Fall is a wonderful time to live in a rural community (I think it is always wonderful but especially fall). I am surrounded by the bounty of creation, from my backyard garden to the largest farms everyone is preparing for the harvest. I see the abundance of food around me and cannot help considering how connected I am to creation. The Earth and its plants and animals are the means by which God has chosen to sustain my physical existence. Will we ever move to a time when we are no so intimately connected to the soil; I do not know, but right now it is our reality. And yet, in our modern western culture we are growing distant from the land and I find loosing contact with the world around us. I live in a rural setting still it seems most people around me are not connected to creation.

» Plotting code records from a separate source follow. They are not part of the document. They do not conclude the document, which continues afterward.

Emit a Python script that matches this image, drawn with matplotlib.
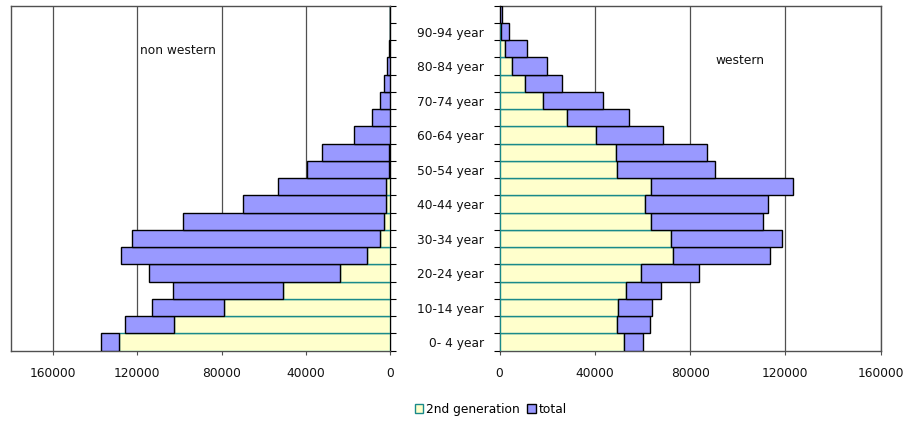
import matplotlib
matplotlib.use("Agg")
import matplotlib.pyplot as plt
from matplotlib.patches import Patch
from matplotlib.ticker import FixedLocator, NullFormatter

categories = ["0- 4 year", "5- 9 year", "10-14 year", "15-19 year", "20-24 year",
              "25-29 year", "30-34 year", "35-39 year", "40-44 year", "45-49 year",
              "50-54 year", "55-59 year", "60-64 year", "65-69 year", "70-74 year",
              "75-79 year", "80-84 year", "85-89 year", "90-94 year", "95+ year"]

nonwestern_total = [137100, 126000, 113200, 103200, 114300, 127600, 122500, 98100,
                    69800, 53200, 39400, 32100, 17100, 8700, 4900, 2700, 1600, 500, 150, 50]
nonwestern_2nd = [128500, 102600, 78700, 50800, 23700, 10900, 4750, 2850,
                  1700, 1700, 300, 300, 150, 100, 50, 30, 20, 10, 5, 0]

western_total = [60200, 63200, 64100, 67700, 83800, 113700, 118600, 110800,
                 112700, 123100, 90600, 87300, 68600, 54300, 43600, 26200, 19900, 11600, 3800, 900]
western_2nd = [52400, 49300, 49900, 52900, 59400, 73000, 72100, 63700,
               61200, 63700, 49400, 49000, 40600, 28300, 18350, 10500, 5040, 2400, 700, 200]

x_ticks = [0, 40000, 80000, 120000, 160000]

YELLOW = "#FFFFCC"
TEAL = "#1A8A8A"
BLUE = "#9999FF"
FRAME = "#505050"

fig = plt.figure(figsize=(9.08, 4.23), dpi=100)
axL = fig.add_axes([11 / 908, 1 - 350.7 / 423, 379 / 908, 345 / 423])
axR = fig.add_axes([499.5 / 908, 1 - 350.7 / 423, 381.2 / 908, 345 / 423])

n = len(categories)
ypos = list(range(n))

def draw(ax, second, total):
    ax.barh(ypos, second, height=1.0, color=YELLOW, edgecolor=TEAL, linewidth=1.0, zorder=3)
    widths = [t - s for t, s in zip(total, second)]
    ax.barh(ypos, widths, left=second, height=1.0, color=BLUE, edgecolor="black",
            linewidth=1.0, zorder=4)
    ax.set_ylim(-0.5, n - 0.5)
    ax.xaxis.set_major_locator(FixedLocator(x_ticks))
    ax.set_xticklabels([str(v) for v in x_ticks], fontsize=8.8, color="#111111")
    ax.grid(axis="x", color=FRAME, linewidth=0.9, zorder=1)
    ax.grid(axis="y", visible=False)
    for s in ax.spines.values():
        s.set_color(FRAME)
        s.set_linewidth(1.0)
    ax.tick_params(axis="x", length=3, width=0.8, color=FRAME, pad=9)
    ax.yaxis.set_minor_locator(FixedLocator([i - 0.5 for i in range(n + 1)]))
    ax.yaxis.set_minor_formatter(NullFormatter())

draw(axL, nonwestern_2nd, nonwestern_total)
draw(axR, western_2nd, western_total)

axL.set_xlim(180000, 0)
axR.set_xlim(0, 160000)

# left: ticks on right side, no labels
axL.yaxis.tick_right()
axL.set_yticks(ypos)
axL.set_yticklabels([])
axL.tick_params(axis="y", which="major", length=0)
axL.tick_params(axis="y", which="minor", length=4, width=0.8, color="black", right=True, left=False)
axL.spines["right"].set_color("black")

# right: labels at left, every other category
axR.set_yticks(ypos[::2])
axR.set_yticklabels(categories[::2], fontsize=8.8, color="#111111")
axR.tick_params(axis="y", which="major", length=0, pad=11)
axR.tick_params(axis="y", which="minor", length=4, width=0.8, color="black", left=True)
axR.spines["left"].set_color("black")

axL.text(0.4406, 0.8696, "non western", transform=axL.transAxes, ha="center", va="center",
         fontsize=8.8, color="#111111", zorder=6)
axR.text(0.6296, 0.8426, "western", transform=axR.transAxes, ha="center", va="center",
         fontsize=8.8, color="#111111", zorder=6)

handles = [Patch(facecolor=YELLOW, edgecolor=TEAL, linewidth=1.0, label="2nd generation"),
           Patch(facecolor=BLUE, edgecolor="black", linewidth=1.0, label="total")]
fig.legend(handles=handles, loc="center", bbox_to_anchor=(491 / 908, 1 - 409 / 423), ncol=2,
           frameon=False, fontsize=8.8, handlelength=0.7, handleheight=0.7,
           handletextpad=0.25, columnspacing=0.6)

fig.savefig("out.png", dpi=100)
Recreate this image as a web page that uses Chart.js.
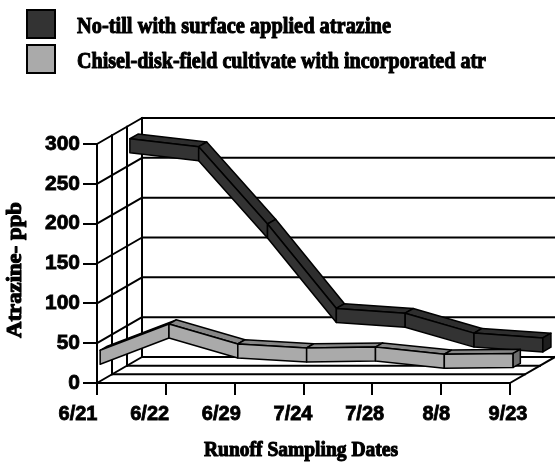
<!DOCTYPE html>
<html>
<head>
<meta charset="utf-8">
<script src="https://cdn.jsdelivr.net/npm/chart.js@4.4.0/dist/chart.umd.min.js"></script>
<style>
  html, body { margin: 0; padding: 0; background: #fff; }
  #wrap { width: 555px; height: 468px; }
</style>
</head>
<body>
<div id="wrap"><canvas id="chart1"></canvas></div>
<script>
// data
const dates = ['6/21', '6/22', '6/29', '7/24', '7/28', '8/8', '9/23'];
const noTill = [274, 264, 167, 61, 55, 30, 24];
const chisel = [30, 63, 38, 33, 34, 25, 26];
const seriesNames = ['No-till with surface applied atrazine', 'Chisel-disk-field cultivate with incorporated atr'];
const yMin = 0, yMax = 300, yStep = 50;

// 3d look
const DX = 45, DY = -26;
const depths = [[0.73, 0.91], [0.07, 0.23]];
const faces = [
  { front: '#333333', top: '#2e2e2e', end: '#1e1e1e' },
  { front: '#aaaaaa', top: '#868686', end: '#6e6e6e' }
];
const RIB = 14;

function poly(ctx, pts, fill) {
  ctx.beginPath();
  ctx.moveTo(pts[0].x, pts[0].y);
  for (let i = 1; i < pts.length; i++) ctx.lineTo(pts[i].x, pts[i].y);
  ctx.closePath();
  ctx.fillStyle = fill;
  ctx.fill();
  ctx.stroke();
}

function line(ctx, x1, y1, x2, y2) {
  ctx.beginPath();
  ctx.moveTo(x1, y1);
  ctx.lineTo(x2, y2);
  ctx.stroke();
}

// heavy squeezed text, like the old bitmap
function heavyText(ctx, text, x, y, width, font, rot) {
  ctx.save();
  ctx.font = font;
  ctx.fillStyle = '#000';
  ctx.strokeStyle = '#000';
  ctx.lineWidth = 1.1;
  ctx.lineJoin = 'round';
  ctx.textAlign = 'center';
  ctx.textBaseline = 'middle';
  const tw = ctx.measureText(text).width;
  ctx.translate(x, y);
  if (rot) ctx.rotate(rot);
  ctx.scale(width / tw, 1);
  ctx.fillText(text, 0, 0);
  ctx.strokeText(text, 0, 0);
  ctx.restore();
}

const walls = {
  id: 'walls',
  beforeDatasetsDraw(chart) {
    const { ctx, chartArea: a, scales: { y } } = chart;
    ctx.save();
    ctx.strokeStyle = '#000';
    ctx.lineWidth = 2;
    ctx.lineCap = 'square';
    y.ticks.forEach(t => {
      const py = y.getPixelForValue(t.value);
      line(ctx, a.left + DX, py + DY, a.right + DX, py + DY);
      line(ctx, a.left, py, a.left + DX, py + DY);
    });
    for (let k = 1; k <= 3; k++) {
      const ox = DX * k / 3, oy = DY * k / 3;
      line(ctx, a.left + ox, a.top + oy, a.left + ox, a.bottom + oy);
      if (k < 3) line(ctx, a.left + ox, a.bottom + oy, a.right + ox, a.bottom + oy);
    }
    line(ctx, a.right, a.bottom, a.right + DX, a.bottom + DY);
    ctx.restore();
  },
  afterDatasetsDraw(chart) {
    const { ctx } = chart;
    ctx.save();
    ctx.strokeStyle = '#000';
    ctx.lineWidth = 1.5;
    ctx.lineJoin = 'round';
    chart.data.datasets.forEach((ds, di) => {
      const pts = chart.getDatasetMeta(di).data;
      const [d0, d1] = depths[di];
      const c = faces[di];
      const P = (p, d, dy) => ({ x: p.x + DX * d, y: p.y + dy + DY * d });
      const h = RIB / 2;
      for (let i = 0; i < pts.length - 1; i++) {
        poly(ctx, [P(pts[i], d0, -h), P(pts[i + 1], d0, -h), P(pts[i + 1], d1, -h), P(pts[i], d1, -h)], c.top);
      }
      for (let i = 0; i < pts.length - 1; i++) {
        poly(ctx, [P(pts[i], d0, -h), P(pts[i + 1], d0, -h), P(pts[i + 1], d0, h), P(pts[i], d0, h)], c.front);
      }
      const last = pts[pts.length - 1];
      poly(ctx, [P(last, d0, -h), P(last, d1, -h), P(last, d1, h), P(last, d0, h)], c.end);
    });
    ctx.restore();
  },
  afterDraw(chart) {
    const { ctx, chartArea: a, scales: { x } } = chart;
    // legend
    const rows = [{ y: 10, w: 314 }, { y: 45, w: 409 }];
    chart.data.datasets.forEach((ds, i) => {
      const r = rows[i];
      ctx.save();
      ctx.fillStyle = faces[i].front;
      ctx.fillRect(27, r.y, 28, 28);
      ctx.strokeStyle = '#000';
      ctx.lineWidth = 2;
      ctx.strokeRect(27, r.y, 28, 28);
      ctx.restore();
      heavyText(ctx, ds.label, 77 + r.w / 2, r.y + 17, r.w, 'bold 24px "Liberation Serif"');
    });
    // category labels, spread a little wider than the front ticks
    ctx.save();
    ctx.font = 'bold 20px "Liberation Sans"';
    ctx.fillStyle = '#000';
    ctx.strokeStyle = '#000';
    ctx.lineWidth = 0.8;
    ctx.textAlign = 'center';
    ctx.textBaseline = 'middle';
    x.ticks.forEach((t, i) => {
      const px = a.left - 19 + (x.getPixelForValue(t.value) - a.left) * 430 / 413;
      const lbl = x.getLabelForValue(t.value);
      ctx.fillText(lbl, px, 414);
      ctx.strokeText(lbl, px, 414);
    });
    ctx.restore();
    // axis titles
    heavyText(ctx, 'Runoff Sampling Dates', 301, 450, 194, 'bold 22px "Liberation Serif"');
    heavyText(ctx, 'Atrazine- ppb', 15, 270, 136, 'bold 22px "Liberation Serif"', -Math.PI / 2);
  }
};

new Chart(document.getElementById('chart1'), {
  type: 'line',
  data: {
    labels: dates,
    datasets: [
      { label: seriesNames[0], data: noTill, showLine: false, pointRadius: 0, borderWidth: 0 },
      { label: seriesNames[1], data: chisel, showLine: false, pointRadius: 0, borderWidth: 0 }
    ]
  },
  options: {
    responsive: true,
    maintainAspectRatio: false,
    animation: false,
    layout: { padding: { left: 0, right: 45, top: 144, bottom: 0 } },
    plugins: {
      legend: { display: false },
      tooltip: { enabled: false }
    },
    scales: {
      x: {
        offset: false,
        afterFit: s => { s.height = 85; },
        grid: { drawOnChartArea: false, drawTicks: true, tickLength: 12, color: '#000', lineWidth: 2 },
        border: { display: true, color: '#000', width: 2 },
        ticks: { display: false }
      },
      y: {
        min: yMin,
        max: yMax,
        afterFit: s => { s.width = 97; },
        grid: { drawOnChartArea: false, drawTicks: true, tickLength: 14, color: '#000', lineWidth: 2 },
        border: { display: true, color: '#000', width: 2 },
        ticks: { stepSize: yStep, color: '#000', padding: 3, textStrokeColor: '#000', textStrokeWidth: 0.8,
          font: { family: '"Liberation Sans"', size: 21, weight: 'bold' } }
      }
    }
  },
  plugins: [walls]
});
</script>
</body>
</html>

Normally when I think about this grievance I ponder how the distance between us and the soil causes harm to creation. Either because we wantonly and arrogantly abuse the creation God wants us to make into a garden. Or how we fail to see how our present selfishness will impact future generations. Normally, I am frustrated by people who show little concern for creation because God wants to remake the heavens and the earth, as if that absolves us of the responsibility given to us in creation. I do see this as the major consequence of being disconnected from the earth; however, as I think about fall harvest my thoughts go in a different direction. Specifically, being so disconnected from the land negatively impacts us as humans. I think there are two ways humanity is hurt by our distance from creation.
We do not see the need to share. One of the true frustrations of growing a garden is everything comes ripe at the same time. While I can stagger planting vegetables somewhat, there are times I am outside picking green beans by the gallon and sometimes it feels like we have a bushel of ripe tomatoes on the vine. It is in those times that I find generosity easy. I recognize that my survival over the winter is not impacted by canning quart after quart of vegetables. So I am able to see the bounty of my harvest as an opportunity to give away what I do not need. I can give the gift of food to those around me and through these gifts strengthen the bonds between us. Though other gifts can bring me closer to others, there is something about the gift of food which is important. Food brings life and there is something more tangible for me in seeing tomatoes or zucchini going into a bag for a friend. I know I have provided a meal for someone– a meal that person will enjoy, and a meal which will give that person strength to meet a day. We consistently ask God for both food and strength and in this action I step into these roles as God’s surrogate. Yet for so many whose only connection to harvest comes in the supermarket, some of the reality of the food is missing. There is no visual reminder of the produce on the vine or the counter. And for the one receiving, the connection of the giver’s sweat and work is more faint.
We forget what life costs. Not only does fall bring in harvests of fruits and vegetables, it is a time for hunting. I am not in any way suggesting that people need to hunt or fish for their food. But, I have taken part in slaughtering and butchering animals; when I eat meat from an animal I have butchered I am pushed to think about life and death. I take the Bible seriously that humanity is different from other animals and that we are allowed to eat them, but that should not be a light matter. We should consider how death is inherent in our food. For me to enjoy a meal, something, animal or plant had to be eaten. Something had to die. The fruit had to be cut off from the tree or the animal had to die. Harvest time is a chance for me to be reacquainted with death. Death is the hardest part of life for us to understand; yet we must grapple with it. We must recognize what it takes to sustain us in this world day-by-day. Life is a precious gift, and part of remembering this simple statement is recognizing what it costs to maintain life. If I am going to continue living then other parts of creation can not. As we move away from a rural community we seem to forget this concept. Our food is packaged, we do not see the animal carcass or the rotting tomato plant. We are not forced to celebrate life and dwell on death.
These are tough lessons for us. But we must keep them in our minds. We must see the cost of food. We must see the death that our lives produce. We must see how we can give and take part in God’s work. And I think that a way to do this is to become more intimitaly connected with creation around us.